What is being asked - Take the lines of the data below from the very first through the line containing "import plotly.graph_objects as go" and output them exactly, pictures excluded.

[Start of Listed entries]

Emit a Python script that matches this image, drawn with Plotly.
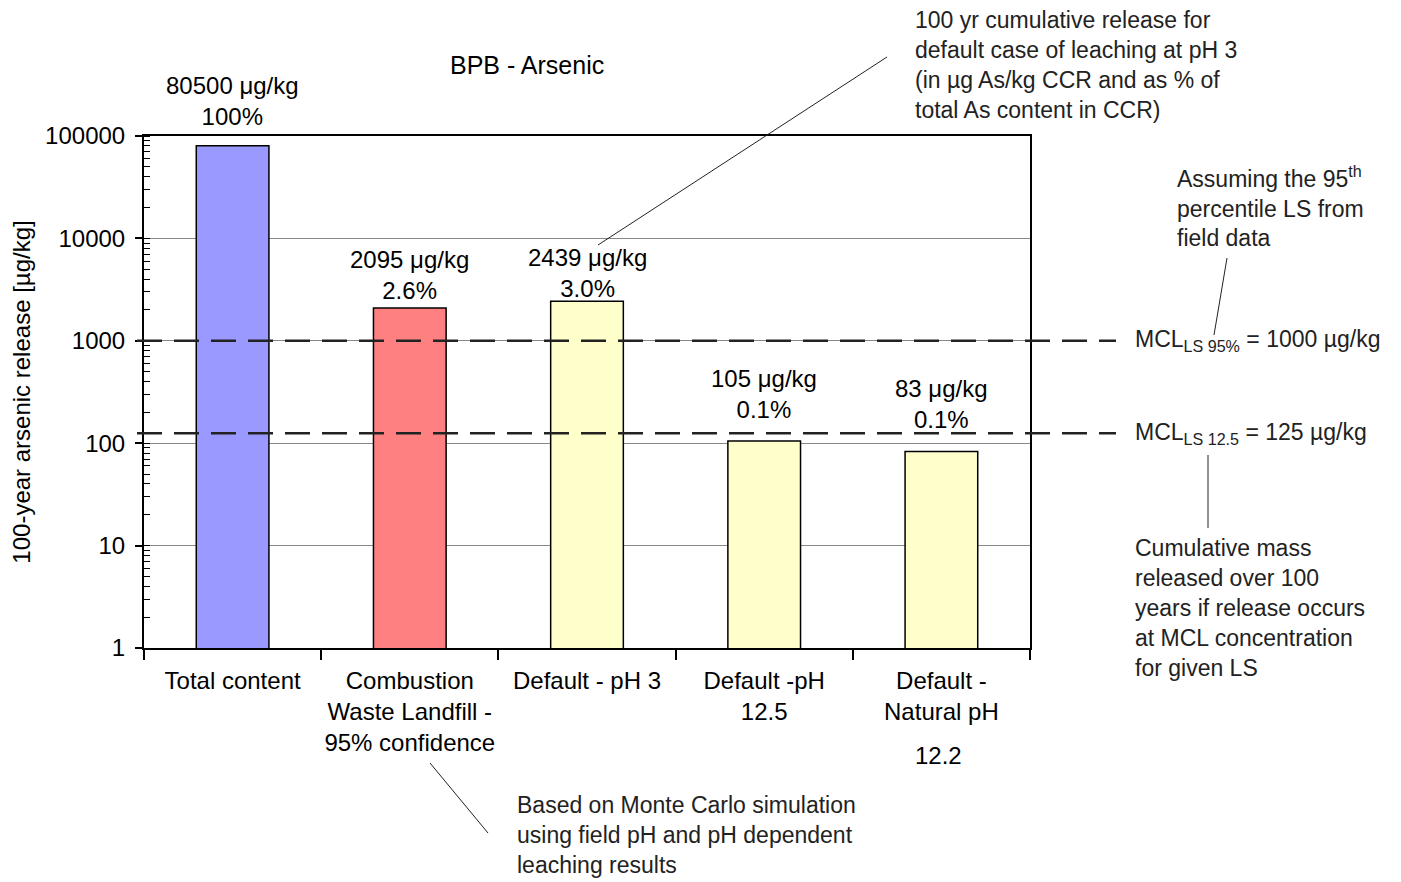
import math

import plotly.graph_objects as go

# ── Data ────────────────────────────────────────────────────────────────────
categories = [
    'Total content',
    'Combustion<br>Waste Landfill -<br>95% confidence',
    'Default - pH 3',
    'Default -pH<br>12.5',
    'Default -<br>Natural pH',
]
release = [80500, 2095, 2439, 105, 83]
percent = ['100%', '2.6%', '3.0%', '0.1%', '0.1%']
bar_colors = ['#9999FF', '#FF8080', '#FFFFCC', '#FFFFCC', '#FFFFCC']
mcl_values = [1000, 125]
mcl_labels = [
    'MCL<sub>LS 95%</sub> = 1000 µg/kg',
    'MCL<sub>LS 12.5</sub> = 125 µg/kg',
]
y_ticks = [1, 10, 100, 1000, 10000, 100000]

# label lift above each bar top (px), style only
label_lift = [14, 2, -3, 16, 16]

# ── Geometry helpers (page pixels -> paper coords) ──────────────────────────
W, H = 1401, 882
OFF = 8                      # body margin of the html page
L, R, T, B = 144, 1030, 136, 648
FONT = 'Liberation Sans, Arial, sans-serif'
FS = 24
TXT = '#222222'


def px(x):
    return (x - L) / (R - L)


def py(y):
    return (B - y) / (B - T)


fig = go.Figure()

fig.add_trace(go.Bar(
    x=categories, y=release,
    marker=dict(color=bar_colors, line=dict(color='black', width=1.5)),
    width=0.41, hoverinfo='x+y',
))

# value labels above the bars (annotations on a log axis take log10 values)
for cat, val, pct, lift in zip(categories, release, percent, label_lift):
    fig.add_annotation(
        text=f'{val} μg/kg<br>{pct}', x=cat, y=math.log10(val),
        xref='x', yref='y',
        xanchor='center', yanchor='bottom', yshift=lift, showarrow=False,
        font=dict(size=FS, color='black', family=FONT),
    )

# MCL dashed reference lines, drawn across the plot and out to the labels
for val, lab in zip(mcl_values, mcl_labels):
    fig.add_shape(
        type='line', xref='paper', yref='y', x0=px(137), x1=px(1116),
        y0=val, y1=val, layer='above',
        line=dict(color='#222', width=2.5, dash='25px,12px'),
    )
    fig.add_annotation(
        text=lab, xref='paper', yref='y', x=px(1133), y=math.log10(val),
        xanchor='left', yanchor='middle', showarrow=False,
        font=dict(size=FS - 1, color=TXT, family=FONT),
    )

notes = [
    ('100 yr cumulative release for<br>default case of leaching at pH 3<br>'
     '(in µg As/kg CCR and as % of<br>total As content in CCR)', 913, 5),
    ('Assuming the 95<sup>th</sup><br>percentile LS from<br>field data', 1175, 160),
    ('Cumulative mass<br>released over 100<br>years if release occurs<br>'
     'at MCL concentration<br>for given LS', 1133, 533),
    ('Based on Monte Carlo simulation<br>using field pH and pH dependent<br>'
     'leaching results', 515, 790),
]
for text, x, y in notes:
    fig.add_annotation(
        text=text, xref='paper', yref='paper', x=px(x), y=py(y),
        xanchor='left', yanchor='top', align='left', showarrow=False,
        font=dict(size=FS - 1, color=TXT, family=FONT),
    )

# leader lines
for x0, y0, x1, y1 in [(887, 57, 598, 245), (1227, 258, 1214, 335),
                       (1208, 455, 1208, 528), (430, 763, 488, 833)]:
    fig.add_shape(type='line', xref='paper', yref='paper',
                  x0=px(x0), y0=py(y0), x1=px(x1), y1=py(y1),
                  line=dict(color='#222', width=1))

# title and the orphaned "12.2" line of the last tick label
fig.add_annotation(text='BPB - Arsenic', xref='paper', yref='paper',
                   x=px(527), y=py(65), xanchor='center', yanchor='middle',
                   showarrow=False,
                   font=dict(size=FS + 1, color='black', family=FONT))
fig.add_annotation(text='12.2', xref='paper', yref='paper',
                   x=px(938), y=py(755), xanchor='center', yanchor='middle',
                   showarrow=False,
                   font=dict(size=FS, color='black', family=FONT))

fig.update_layout(
    width=W - OFF, height=H - OFF, autosize=False,
    paper_bgcolor='white', plot_bgcolor='white',
    margin=dict(l=L - OFF, r=W - R, t=T - OFF, b=H - B, pad=0),
    showlegend=False,
    font=dict(family=FONT, size=FS, color='black'),
    xaxis=dict(
        type='category', tickson='boundaries', ticks='outside', ticklen=10,
        tickwidth=1.5, tickcolor='black', showgrid=False, tickangle=0,
        showline=True, linecolor='black', linewidth=2, mirror=True,
        ticklabelstandoff=10,
        tickfont=dict(size=FS, color='black'), automargin=False,
    ),
    yaxis=dict(
        type='log', range=[0, 5], tickvals=y_ticks,
        ticktext=[str(v) for v in y_ticks],
        ticks='outside', ticklen=7, tickwidth=1.5, tickcolor='black',
        showline=True, linecolor='black', linewidth=2, mirror=True,
        showgrid=True, gridcolor='#888', gridwidth=1, zeroline=False,
        minor=dict(ticks='inside', ticklen=6, tickwidth=1, dtick='D1',
                   tickcolor='black', showgrid=False),
        ticklabelstandoff=5, automargin=False,
        tickfont=dict(size=FS, color='black'),
        title=dict(text='100-year arsenic release [µg/kg]', standoff=14,
                   font=dict(size=FS, color='black')),
    ),
)

fig.write_html('out.html')
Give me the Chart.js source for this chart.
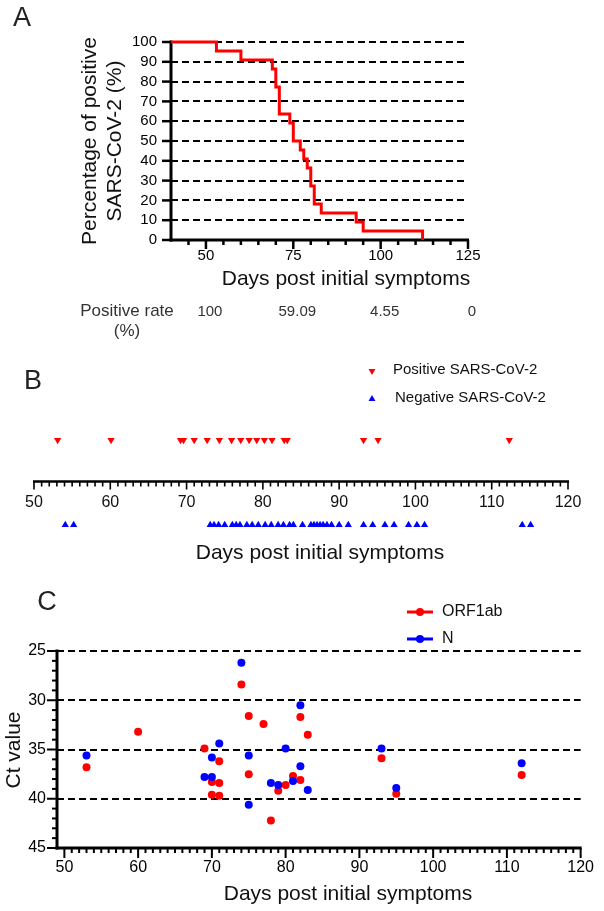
<!DOCTYPE html>
<html><head><meta charset="utf-8">
<script src="https://cdn.jsdelivr.net/npm/chart.js@4"></script>
<style>
html,body{margin:0;padding:0;background:#fff;width:604px;height:911px;overflow:hidden}
canvas{position:absolute;left:0;top:0}
</style></head><body>
<canvas id="cA" width="604" height="911"></canvas>
<canvas id="cB" width="604" height="911"></canvas>
<canvas id="cC" width="604" height="911"></canvas>
<script>
const FONT = "'Liberation Sans', Arial, Helvetica, sans-serif";

// ---------- Panel A data ----------
const kmDays    = [40, 53, 60, 69, 70, 71, 74, 75, 77, 78, 79, 80, 81, 83, 93, 95, 112];
const kmPercent = [100, 95.45, 90.91, 86.36, 77.27, 63.64, 59.09, 50, 45.45, 40.91, 36.36, 27.27, 18.18, 13.64, 9.09, 4.55, 0];
const aXTicks = [50, 75, 100, 125];
const aYTicks = [0, 10, 20, 30, 40, 50, 60, 70, 80, 90, 100];
const rateDays = [50, 75, 100, 125];
const rateLabels = ['100', '59.09', '4.55', '0'];

// ---------- Panel B data ----------
const positiveDays = [53.1, 60.1, 69.2, 69.6, 71.0, 72.7, 74.3, 75.9, 77.1, 78.2, 79.2, 80.2, 81.2, 82.8, 83.2, 93.2, 95.1, 112.3];
const negativeDays = [54.1, 55.2, 73.1, 73.6, 74.2, 75.0, 76.0, 76.5, 77.0, 77.9, 78.6, 79.4, 80.3, 81.1, 82.0, 82.7, 83.5, 84.0,
                      85.2, 86.3, 86.7, 87.1, 87.5, 87.9, 88.4, 89.0, 90.0, 91.2, 93.2, 94.4, 96.0, 97.2, 99.1, 100.2, 101.2, 114.0, 115.1];
const bXTicks = [50, 60, 70, 80, 90, 100, 110, 120];

// ---------- Panel C data ----------
const orfDays = [53, 60, 69, 70, 70, 71, 71, 71, 74, 75, 75, 77, 78, 79, 80, 81, 82, 82, 83, 93, 95, 112];
const orfCt   = [36.8, 33.2, 34.9, 38.3, 39.6, 36.2, 38.4, 39.7, 28.4, 31.6, 37.5, 32.4, 42.2, 39.2, 38.6, 37.7, 31.7, 38.1, 33.5, 35.9, 39.5, 37.6];
const nDays   = [53, 69, 70, 70, 71, 74, 75, 75, 78, 79, 80, 81, 82, 82, 83, 93, 95, 112];
const nCt     = [35.6, 37.8, 35.8, 37.8, 34.4, 26.2, 35.6, 40.6, 38.4, 38.6, 34.9, 38.2, 30.5, 36.7, 39.1, 34.9, 38.9, 36.4];
const cXTicks = [50, 60, 70, 80, 90, 100, 110, 120];
const cYTicks = [25, 30, 35, 40, 45];

// ---------- helpers ----------
function seg(ctx, x1, y1, x2, y2) { ctx.beginPath(); ctx.moveTo(x1, y1); ctx.lineTo(x2, y2); ctx.stroke(); }
function txt(ctx, s, x, y, size, o) {
  o = o || {};
  ctx.save();
  ctx.font = size + 'px ' + FONT;
  ctx.fillStyle = o.color || '#000';
  ctx.textAlign = o.align || 'center';
  ctx.textBaseline = o.baseline || 'middle';
  if (o.rot) { ctx.translate(x, y); ctx.rotate(o.rot); ctx.fillText(s, 0, 0); }
  else ctx.fillText(s, x, y);
  ctx.restore();
}
function tri(ctx, x, y, r, down, color) {
  ctx.save(); ctx.fillStyle = color; ctx.beginPath();
  const s = down ? -1 : 1;
  ctx.moveTo(x, y - s * r);
  ctx.lineTo(x + r * 0.866, y + s * r * 0.5);
  ctx.lineTo(x - r * 0.866, y + s * r * 0.5);
  ctx.closePath(); ctx.fill(); ctx.restore();
}
const base = { responsive: false, animation: false, devicePixelRatio: 1, events: [],
  plugins: { legend: { display: false }, tooltip: { enabled: false } } };
const tickFont = s => ({ size: s, family: FONT });

// ---------- Panel A ----------
const plugA = {
  id: 'plugA',
  beforeDatasetsDraw(chart) {
    const { ctx, scales: { x, y } } = chart;
    const x0 = x.getPixelForValue(40), x1 = x.getPixelForValue(125);
    const y0 = y.getPixelForValue(0), y1 = y.getPixelForValue(100);
    ctx.save(); ctx.strokeStyle = '#000';
    ctx.lineWidth = 3;
    seg(ctx, x0, y1 - 1.5, x0, y0 + 1.5);
    seg(ctx, x0 - 1.5, y0, x1 + 1, y0);
    ctx.lineWidth = 2.5;
    aYTicks.forEach(v => { const p = y.getPixelForValue(v); seg(ctx, x0 - 9, p, x0, p); });
    for (let d = 45; d <= 125; d += 5) {
      const p = x.getPixelForValue(d);
      seg(ctx, p, y0, p, y0 + (aXTicks.includes(d) ? 9 : 5));
    }
    ctx.restore();
  },
  afterDraw(chart) {
    const { ctx, scales: { x } } = chart;
    txt(ctx, 'A', 22, 19, 27, { color: '#222' });
    txt(ctx, 'Percentage of positive', 90, 141, 21, { rot: -Math.PI / 2, color: '#111' });
    txt(ctx, 'SARS-CoV-2 (%)', 115, 141, 21, { rot: -Math.PI / 2, color: '#111' });
    txt(ctx, 'Days post initial symptoms', 346, 279, 21, { color: '#111' });
    txt(ctx, 'Positive rate', 127, 311, 17, { color: '#333' });
    txt(ctx, '(%)', 127, 331, 17, { color: '#333' });
    rateDays.forEach((d, i) => txt(ctx, rateLabels[i], x.getPixelForValue(d) + 4, 312, 15, { color: '#333' }));
  }
};
new Chart(document.getElementById('cA'), {
  type: 'scatter',
  data: { datasets: [{
    data: kmDays.map((d, i) => ({ x: d, y: kmPercent[i] })),
    showLine: true, stepped: true, borderColor: '#ff0000', borderWidth: 3,
    pointRadius: 0, fill: false, clip: false, borderCapStyle: 'butt', borderJoinStyle: 'miter'
  }] },
  options: Object.assign({}, base, {
    layout: { padding: { left: 111, right: 136, top: 42, bottom: 641 } },
    scales: {
      x: { type: 'linear', min: 40, max: 125,
        afterBuildTicks: s => { s.ticks = aXTicks.map(v => ({ value: v })); },
        afterFit: s => { s.height = 30; },
        grid: { display: false, drawTicks: false }, border: { display: false },
        ticks: { font: tickFont(15), color: '#000', padding: 7, maxRotation: 0, autoSkip: false } },
      y: { type: 'linear', min: 0, max: 100,
        afterBuildTicks: s => { s.ticks = aYTicks.map(v => ({ value: v })); },
        afterFit: s => { s.width = 60; },
        grid: { drawTicks: false, lineWidth: 2, color: c => (c.tick && c.tick.value === 0) ? 'rgba(0,0,0,0)' : '#000' },
        border: { display: false, dash: [7, 4] },
        ticks: { font: tickFont(15), color: '#000', padding: 14, autoSkip: false } }
    }
  }),
  plugins: [plugA]
});

// ---------- Panel B ----------
const plugB = {
  id: 'plugB',
  afterDraw(chart) {
    const { ctx, scales: { x, y } } = chart;
    const ya = y.getPixelForValue(0) - 1;
    const x0 = x.getPixelForValue(50), x1 = x.getPixelForValue(120);
    ctx.save(); ctx.strokeStyle = '#000'; ctx.lineWidth = 2.5;
    seg(ctx, x0 - 1, ya, x1 + 1, ya);
    ctx.lineWidth = 1.6;
    for (let d = 50; d <= 120; d++) {
      const p = x.getPixelForValue(d);
      seg(ctx, p, ya, p, ya + (bXTicks.includes(d) ? 8 : 5));
    }
    ctx.restore();
    bXTicks.forEach(v => txt(ctx, String(v), x.getPixelForValue(v), 503, 16, { color: '#111' }));
    txt(ctx, 'Days post initial symptoms', 320, 553, 21, { color: '#111' });
    txt(ctx, 'B', 33, 382, 27, { color: '#222' });
    tri(ctx, 372, 371, 4, true, '#ff0000');
    txt(ctx, 'Positive SARS-CoV-2', 393, 370, 15, { align: 'left', color: '#111' });
    tri(ctx, 372, 399, 4, false, '#0000ff');
    txt(ctx, 'Negative SARS-CoV-2', 395, 398, 15, { align: 'left', color: '#111' });
  }
};
new Chart(document.getElementById('cB'), {
  type: 'scatter',
  data: { datasets: [
    { data: positiveDays.map(d => ({ x: d, y: 1 })), pointStyle: 'triangle', rotation: 180,
      pointRadius: 4.2, pointBorderWidth: 0, backgroundColor: '#ff0000', borderColor: '#ff0000', clip: false },
    { data: negativeDays.map(d => ({ x: d, y: -1 })), pointStyle: 'triangle', rotation: 0,
      pointRadius: 4.2, pointBorderWidth: 0, backgroundColor: '#0000ff', borderColor: '#0000ff', clip: false }
  ] },
  options: Object.assign({}, base, {
    layout: { padding: { left: 34, right: 36, top: 440, bottom: 386 } },
    scales: {
      x: { type: 'linear', min: 50, max: 120, display: false },
      y: { type: 'linear', min: -1, max: 1, display: false }
    }
  }),
  plugins: [plugB]
});

// ---------- Panel C ----------
const plugC = {
  id: 'plugC',
  beforeDatasetsDraw(chart) {
    const { ctx, scales: { x, y } } = chart;
    const xl = x.getPixelForValue(49), xr = x.getPixelForValue(120);
    const yt = y.getPixelForValue(25), yb = y.getPixelForValue(45);
    ctx.save(); ctx.strokeStyle = '#000'; ctx.lineWidth = 3;
    seg(ctx, xl, yt - 1.5, xl, yb + 1.5);
    seg(ctx, xl - 1.5, yb, xr + 1, yb);
    ctx.lineWidth = 2;
    for (let v = 25; v <= 45; v++) {
      const p = y.getPixelForValue(v);
      seg(ctx, xl - (cYTicks.includes(v) ? 10 : 5), p, xl, p);
    }
    for (let d = 50; d <= 120; d++) {
      const p = x.getPixelForValue(d);
      seg(ctx, p, yb, p, yb + (cXTicks.includes(d) ? 10 : 5));
    }
    ctx.restore();
  },
  afterDraw(chart) {
    const { ctx } = chart;
    txt(ctx, 'C', 47, 603, 27, { color: '#222' });
    txt(ctx, 'Ct value', 14, 750, 21, { rot: -Math.PI / 2, color: '#111' });
    txt(ctx, 'Days post initial symptoms', 348, 894, 21, { color: '#111' });
    ctx.save();
    ctx.lineWidth = 3;
    ctx.strokeStyle = '#ff0000'; seg(ctx, 407, 612, 433, 612);
    ctx.fillStyle = '#ff0000'; ctx.beginPath(); ctx.arc(420, 612, 4, 0, 2 * Math.PI); ctx.fill();
    ctx.strokeStyle = '#0000ff'; seg(ctx, 407, 639, 433, 639);
    ctx.fillStyle = '#0000ff'; ctx.beginPath(); ctx.arc(420, 639, 4, 0, 2 * Math.PI); ctx.fill();
    ctx.restore();
    txt(ctx, 'ORF1ab', 442, 612, 16, { align: 'left', color: '#111' });
    txt(ctx, 'N', 442, 639, 16, { align: 'left', color: '#111' });
  }
};
new Chart(document.getElementById('cC'), {
  type: 'scatter',
  data: { datasets: [
    { label: 'N', data: nDays.map((d, i) => ({ x: d, y: nCt[i] })),
      pointRadius: 4, pointBorderWidth: 0, backgroundColor: '#0000ff', borderColor: '#0000ff', clip: false },
    { label: 'ORF1ab', data: orfDays.map((d, i) => ({ x: d, y: orfCt[i] })),
      pointRadius: 4, pointBorderWidth: 0, backgroundColor: '#ff0000', borderColor: '#ff0000', clip: false }
  ] },
  options: Object.assign({}, base, {
    layout: { padding: { left: 7, right: 19, top: 651, bottom: 33 } },
    scales: {
      x: { type: 'linear', min: 49, max: 120,
        afterBuildTicks: s => { s.ticks = cXTicks.map(v => ({ value: v })); },
        afterFit: s => { s.height = 30; },
        grid: { display: false, drawTicks: false }, border: { display: false },
        ticks: { font: tickFont(16), color: '#000', padding: 10, maxRotation: 0, autoSkip: false } },
      y: { type: 'linear', min: 25, max: 45, reverse: true,
        afterBuildTicks: s => { s.ticks = cYTicks.map(v => ({ value: v })); },
        afterFit: s => { s.width = 50; },
        grid: { drawTicks: false, lineWidth: 2, color: c => (c.tick && c.tick.value === 45) ? 'rgba(0,0,0,0)' : '#000' },
        border: { display: false, dash: [7, 4] },
        ticks: { font: tickFont(16), color: '#000', padding: 11, autoSkip: false } }
    }
  }),
  plugins: [plugC]
});
</script>
</body></html>
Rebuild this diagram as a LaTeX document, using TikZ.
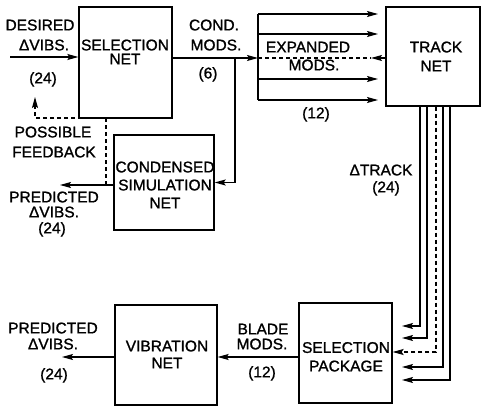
\documentclass[tikz,border=0pt]{standalone}
\usepackage{fontspec}
\setmainfont{Liberation Sans}
\newfontfamily\lblfont{Liberation Sans}[FakeBold=1.2]
\usetikzlibrary{arrows.meta}
\begin{document}
\begin{tikzpicture}[x=1pt,y=-1pt,line width=1.2pt,
  box/.style={draw,line width=1.3pt,inner sep=0pt,minimum width=#1},
  lbl/.style={inner sep=0pt,font=\lblfont\fontsize{15.5}{18}\selectfont,text height=10.8pt,text depth=0pt},
  arr/.style={-{Stealth[length=11pt,width=6pt,inset=2pt]}},
  dsh/.style={dash pattern=on 4pt off 3pt}]
\useasboundingbox (0,0) rectangle (482,406);
% boxes
\node[box=93pt,minimum height=111pt] (sel) at (125.5,62.5) {};
\node[box=94pt,minimum height=99pt] (track) at (433,56.5) {};
\node[box=100pt,minimum height=95pt] (cond) at (164,182.5) {};
\node[box=102pt,minimum height=100pt] (vib) at (166,355) {};
\node[box=93pt,minimum height=100pt] (pkg) at (345.5,353) {};
% box texts
\node[lbl] (selT1) at (125,45) {SELECTION};
\node[lbl] (selT2) at (125,59) {NET};
\node[lbl] (trT1) at (436,47) {TRACK};
\node[lbl] (trT2) at (436,66) {NET};
\node[lbl] (coT1) at (165,167) {CONDENSED};
\node[lbl] (coT2) at (165,185) {SIMULATION};
\node[lbl] (coT3) at (165,203) {NET};
\node[lbl] (viT1) at (167,346) {VIBRATION};
\node[lbl] (viT2) at (167,363) {NET};
\node[lbl] (pkT1) at (346,347.5) {SELECTION};
\node[lbl] (pkT2) at (346,366) {PACKAGE};
% labels
\node[lbl] (l1) at (40,25) {DESIRED};
\node[lbl] (l2) at (44,45) {ΔVIBS.};
\node[lbl] (l3) at (43,78) {(24)};
\node[lbl] (l4) at (214,25) {COND.};
\node[lbl] (l5) at (216,45) {MODS.};
\node[lbl] (l6) at (208,73) {(6)};
\node[lbl] (l7) at (308,47) {EXPANDED};
\node[lbl] (l8) at (314,65) {MODS.};
\node[lbl] (l9) at (316,113) {(12)};
\node[lbl] (l10) at (53,132) {POSSIBLE};
\node[lbl] (l11) at (54,152) {FEEDBACK};
\node[lbl] (l12) at (54,197) {PREDICTED};
\node[lbl] (l13) at (54,212) {ΔVIBS.};
\node[lbl] (l14) at (52,228) {(24)};
\node[lbl] (l15) at (381,170) {ΔTRACK};
\node[lbl] (l16) at (386,187) {(24)};
\node[lbl] (l17) at (53,328) {PREDICTED};
\node[lbl] (l18) at (53,344) {ΔVIBS.};
\node[lbl] (l19) at (54,374) {(24)};
\node[lbl] (l20) at (263,329) {BLADE};
\node[lbl] (l21) at (262,344) {MODS.};
\node[lbl] (l22) at (262,372) {(12)};
% coordinates
\coordinate (inL) at (10,57);
\coordinate (j1) at (235,58);
\coordinate (bar) at (258,58);
\coordinate (barT) at (258,14);
\coordinate (barB) at (258,100);
\coordinate (fanE) at (378,0);
\coordinate (dEnd) at (371,58);
\coordinate (outC) at (60,185);
\coordinate (fb1) at (106,185);
\coordinate (fb2) at (106,118);
\coordinate (fb3) at (35,118);
\coordinate (fb4) at (35,97);
\coordinate (tips) at (402,0);
\coordinate (vy) at (0,357);
\coordinate (outV) at (62,357);
% connectors
\draw[arr] (inL) -- (sel.west |- inL);
\draw[arr] (sel.east |- j1) -- (bar);
\draw (barT) -- (barB);
\foreach \yy in {14,34,79,100}
  \draw[arr] (258,\yy) -- (fanE |- 0,\yy);
\draw[dsh] (bar) -- (dEnd);
\draw[arr] (track.west |- bar) -- (dEnd);
\draw[arr] (j1) |- (cond.east);
\draw[arr] (cond.west |- outC) -- (outC);
\draw[dsh,arr] (fb1) -- (fb2) -- (fb3) -- (fb4);
\draw[arr] (track.south -| 420,0) |- (tips |- 0,326);
\draw[arr] (track.south -| 427,0) |- (tips |- 0,338);
\draw[dsh,arr] (track.south -| 436,0) |- (pkg.east |- 0,352);
\draw[arr] (track.south -| 443,0) |- (tips |- 0,367);
\draw[arr] (track.south -| 450,0) |- (tips |- 0,380);
\draw[arr] (pkg.west |- vy) -- (vib.east |- vy);
\draw[arr] (vib.west |- vy) -- (outV);
\end{tikzpicture}
\end{document}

[End of Listed entries]

Output for this task -
Emit a Python script that matches this image, drawn with Plotly.
import math

import plotly.graph_objects as go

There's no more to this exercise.